The quality of the RTE Philharmonic Choir is on an upwards curve these days, evidenced here not only through improved internal balance (the basses now provide a stronger foundation and the tenors are altogether more solid) but also through an often freer and more natural inflection of the sung text - less patter, more meaning.
This choir's developing range was clear from early on, and though their "Baal, we cry to thee" may have been a bit underpowered, and their "Be not afraid" more jaunty than majestic, their "Woe to him" was brought off with real vehemence.
O Duinn drove the music with considerable though not always focused energy (the handling of the recitatives needed to be a lot tighter) and in securing the forward momentum he rarely seemed to find time to attend to the softer dynamic markings.
Ian Caddy was the dependable Elijah, forward in projection and rather hard in tone. The American tenor Charles Workman, with a fastish vibrato, favoured a strenuous delivery which suggested too constant a state of agitation.

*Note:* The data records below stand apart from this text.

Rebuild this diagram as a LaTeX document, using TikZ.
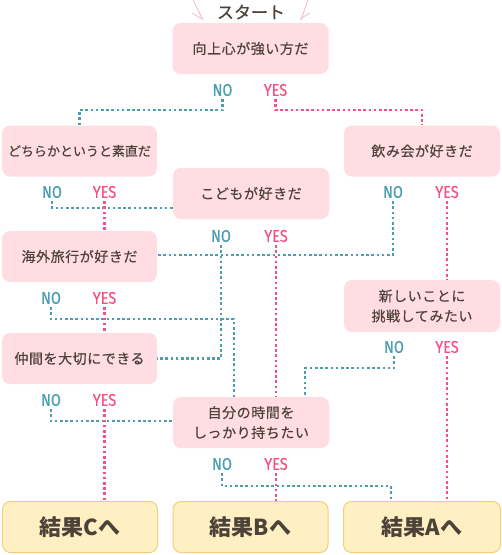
\documentclass[tikz,border=0pt]{standalone}
\usepackage{fontspec}
\newfontfamily\jp{Noto Sans CJK JP}[FakeBold=0.4]
\newfontfamily\jps{Noto Sans CJK JP}[FakeBold=0.4, LetterSpace=4]
\newfontfamily\jpr{Noto Sans CJK JP}
\newfontfamily\lab{Fira Sans}[FakeStretch=0.85, FakeBold=0.5]
\definecolor{boxpink}{RGB}{255,221,227}
\definecolor{resfill}{RGB}{255,240,195}
\definecolor{resdraw}{RGB}{244,206,122}
\definecolor{txt}{RGB}{77,66,56}
\definecolor{noc}{RGB}{74,158,176}
\definecolor{yesc}{RGB}{246,80,130}
\definecolor{sparkc}{RGB}{248,190,205}
\tikzset{
  qbox/.style={rectangle, rounded corners=8pt, fill=boxpink, minimum width=156pt, minimum height=51pt, inner sep=0pt, align=center, text=txt, font=\jps\fontsize{14}{20}\selectfont},
  rbox/.style={rectangle, rounded corners=8pt, fill=resfill, draw=resdraw, line width=1pt, minimum width=155pt, minimum height=51pt, inner sep=0pt, text=txt, font=\jpr\bfseries\fontsize{22}{26}\selectfont},
  nolab/.style={text=noc, font=\lab\fontsize{17}{17}\selectfont, minimum height=18pt, inner sep=0pt},
  yeslab/.style={text=yesc, font=\lab\fontsize{17}{17}\selectfont, minimum height=18pt, inner sep=0pt},
  noline/.style={draw=noc, line width=2.2pt, dash pattern=on 2.6pt off 2.6pt},
  yesline/.style={draw=yesc, line width=2.2pt, dash pattern=on 2.6pt off 2.6pt},
  spark/.style={draw=sparkc, line width=0.9pt}
}
\begin{document}
\begin{tikzpicture}[x=1pt,y=-1pt]
\useasboundingbox (0,0) rectangle (502,555);
% start
\node[text=txt, font=\jp\fontsize{17}{17}\selectfont, inner sep=0pt] (start) at (251,12) {スタート};
\draw[spark] (193,0) -- (203,20);
\draw[spark] (192,13) -- (202,19);
\draw[spark] (308,0) -- (301,20);
\draw[spark] (310,13) -- (300,19);
% question boxes
\node[qbox] (q1) at (250.5,48.5) {向上心が強い方だ};
\node[qbox, minimum width=155pt, font=\jp\fontsize{13}{20}\selectfont] (q2) at (79.5,151) {どちらかというと素直だ};
\node[qbox] (q3) at (422,151) {飲み会が好きだ};
\node[qbox] (q4) at (251,193.5) {こどもが好きだ};
\node[qbox, minimum width=155pt] (q5) at (79.5,256.5) {海外旅行が好きだ};
\node[qbox, minimum height=52pt] (q6) at (422,306) {新しいことに\\挑戦してみたい};
\node[qbox, minimum width=155pt] (q7) at (79.5,358.5) {仲間を大切にできる};
\node[qbox] (q8) at (251,422.5) {自分の時間を\\しっかり持ちたい};
% results
\node[rbox] (rC) at (80,527) {結果Cへ};
\node[rbox] (rB) at (250.5,527) {結果Bへ};
\node[rbox, minimum width=157pt] (rA) at (422,527) {結果Aへ};
% labels
\node[nolab] (q1no) at (222.5,90) {NO};
\node[yeslab] (q1yes) at (275.5,90) {YES};
\node[nolab] (q2no) at (52,192) {NO};
\node[yeslab] (q2yes) at (104.5,192) {YES};
\node[nolab] (q3no) at (393,192) {NO};
\node[yeslab] (q3yes) at (447,192) {YES};
\node[nolab] (q4no) at (221,236) {NO};
\node[yeslab] (q4yes) at (276,236) {YES};
\node[nolab] (q5no) at (51,298) {NO};
\node[yeslab] (q5yes) at (104.5,298) {YES};
\node[nolab] (q6no) at (394,347) {NO};
\node[yeslab] (q6yes) at (447,347) {YES};
\node[nolab] (q7no) at (51,400) {NO};
\node[yeslab] (q7yes) at (104.5,400) {YES};
\node[nolab] (q8no) at (222,464) {NO};
\node[yeslab] (q8yes) at (276,464) {YES};
% connectors
\draw[noline] (q1no.south) -- ++(0,11) -| (q2.north);
\draw[yesline] (q1yes.south) -- ++(0,11) -| (q3.north);
\draw[noline] (q2no.south) |- ([yshift=-14.5pt]q4.west);
\draw[yesline] (q2yes.south) -- (q2yes.south |- q5.north);
\draw[noline] (q3no.south) |- ([yshift=1.5pt]q5.east);
\draw[yesline] (q3yes.south) -- (q3yes.south |- q6.north);
\draw[noline] (q4no.south) |- (q7.east);
\draw[yesline] (q4yes.south) -- (q4yes.south |- q8.north);
\draw[noline] (q5no.south) -- ++(0,12) -| ([xshift=-17pt]q8.north);
\draw[yesline] (q5yes.south) -- (q5yes.south |- q7.north);
\draw[noline] (q6no.south) -- ++(0,12) -| ([xshift=54pt]q8.north);
\draw[yesline] (q6yes.south) -- (q6yes.south |- rA.north);
\draw[noline] (q7no.south) |- ([yshift=1.5pt]q8.west);
\draw[yesline] (q7yes.south) -- (q7yes.south |- rC.north);
\draw[noline] (q8no.south) -- ++(0,13) -| ([xshift=-31pt]rA.north);
\draw[yesline] (q8yes.south) -- (q8yes.south |- rB.north);
\end{tikzpicture}
\end{document}
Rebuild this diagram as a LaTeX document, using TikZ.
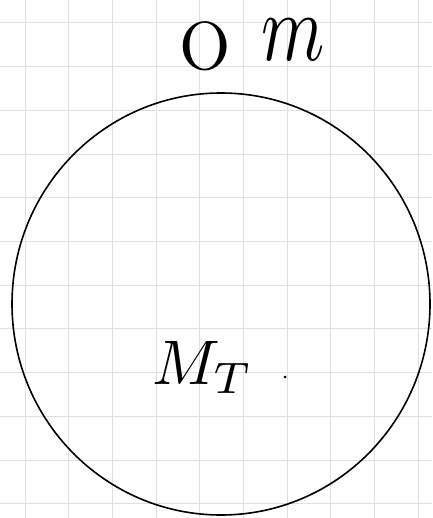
\documentclass[tikz,border=0pt]{standalone}
\usepackage{tikz}
\usetikzlibrary{shapes.geometric}
\begin{document}
\begin{tikzpicture}[x=1pt,y=-1pt,
  gridline/.style={draw=black!12, line width=1pt},
  ink/.style={draw=black, line width=1.6pt},
  hand/.style={inner sep=0pt}]
\useasboundingbox (0,0) rectangle (432,518);
\fill[white] (0,0) rectangle (432,518);
% grid
\foreach \k in {0,...,9} {
  \draw[gridline] ({25+43.7*\k},0) -- ({25+43.7*\k},518);
}
\foreach \k in {0,...,11} {
  \draw[gridline] (0,{23+43.7*\k}) -- (432,{23+43.7*\k});
}
% big circle
\node[ink, ellipse, minimum width=418pt, minimum height=422pt, inner sep=0pt] (earth) at (221,304) {};
% top label
\node[hand] (o) at (205,46) {\scalebox{6.6}[6.8]{O}};
\node[hand] (m) at (293,40) {\scalebox{7.2}[9.6]{$m$}};
% inner label
\node[hand, anchor=base west] (mt) at (152,384) {\scalebox{6.3}{$M_T$}};
\node[circle, fill=black, inner sep=0pt, minimum size=3pt] (dot) at (285,377) {};
\end{tikzpicture}
\end{document}
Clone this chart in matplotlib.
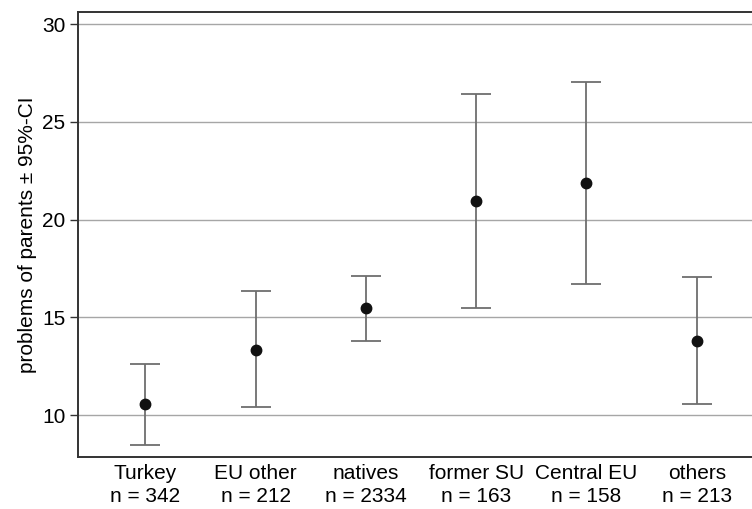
import matplotlib
matplotlib.use("Agg")
import matplotlib.pyplot as plt
import numpy as np

categories = ["Turkey\nn = 342", "EU other\nn = 212", "natives\nn = 2334",
              "former SU\nn = 163", "Central EU\nn = 158", "others\nn = 213"]
means = [10.55, 13.34, 15.46, 20.96, 21.90, 13.80]
upper = [12.63, 16.33, 17.12, 26.42, 27.07, 17.05]
lower = [8.46, 10.41, 13.80, 15.50, 16.71, 10.56]
yticks = [10, 15, 20, 25, 30]

plt.rcParams['font.family'] = ['Liberation Sans', 'DejaVu Sans']

fig = plt.figure(figsize=(7.52, 5.09), dpi=100)
ax = fig.add_axes([78/752, 1 - 457/509, (764 - 78)/752, (457 - 12)/509])

x = np.arange(len(categories))
m = np.array(means)
yerr = [m - np.array(lower), np.array(upper) - m]

for yt in yticks:
    ax.axhline(yt, color="#a6a6a6", lw=1.0, zorder=0)

ax.errorbar(x, m, yerr=yerr, fmt="none", ecolor="#6e6e6e", elinewidth=1.3,
            capsize=10.5, capthick=1.3, zorder=2)
ax.plot(x, m, "o", color="#111111", markersize=7.5, zorder=3)

ax.set_xlim(-0.61, 5.61)
ax.set_ylim(7.85, 30.63)
ax.set_yticks(yticks)
ax.set_xticks(x)
ax.set_xticklabels(categories, fontsize=15, linespacing=1.25)
ax.tick_params(axis="y", labelsize=15, length=6, width=1.0, color="#333333", pad=3)
ax.tick_params(axis="x", length=0, pad=5)
ax.set_ylabel("problems of parents ± 95%-CI", fontsize=15, labelpad=4)

for s in ax.spines.values():
    s.set_color("#333333")
    s.set_linewidth(1.4)

fig.savefig("out.png", dpi=100)
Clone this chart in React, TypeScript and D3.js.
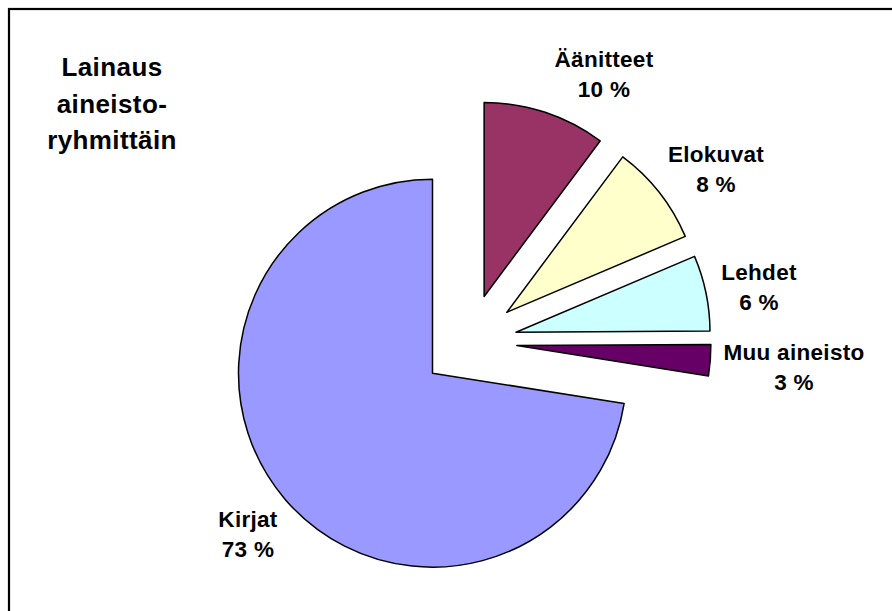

The young Dublin mezzo soprano Bridget Knowles, firm and clear, handled herself with the natural authority of an oratorio singer. Her pacing and scaling carried the words and their import with a sometimes thrilling vibrancy. On the evidence of this performance she is clearly a native singer we need to hear more of.
Soprano Cara O'Sullivan, by contrast, seemed more anxious to engage in a sort of moment-by-moment dramatisation which, however successful vocally, rarely seemed fully apt to either text or music. The contributions of boy soprano Macdara O Seireadain as The Youth were sung from a side balcony with effective plaintiveness.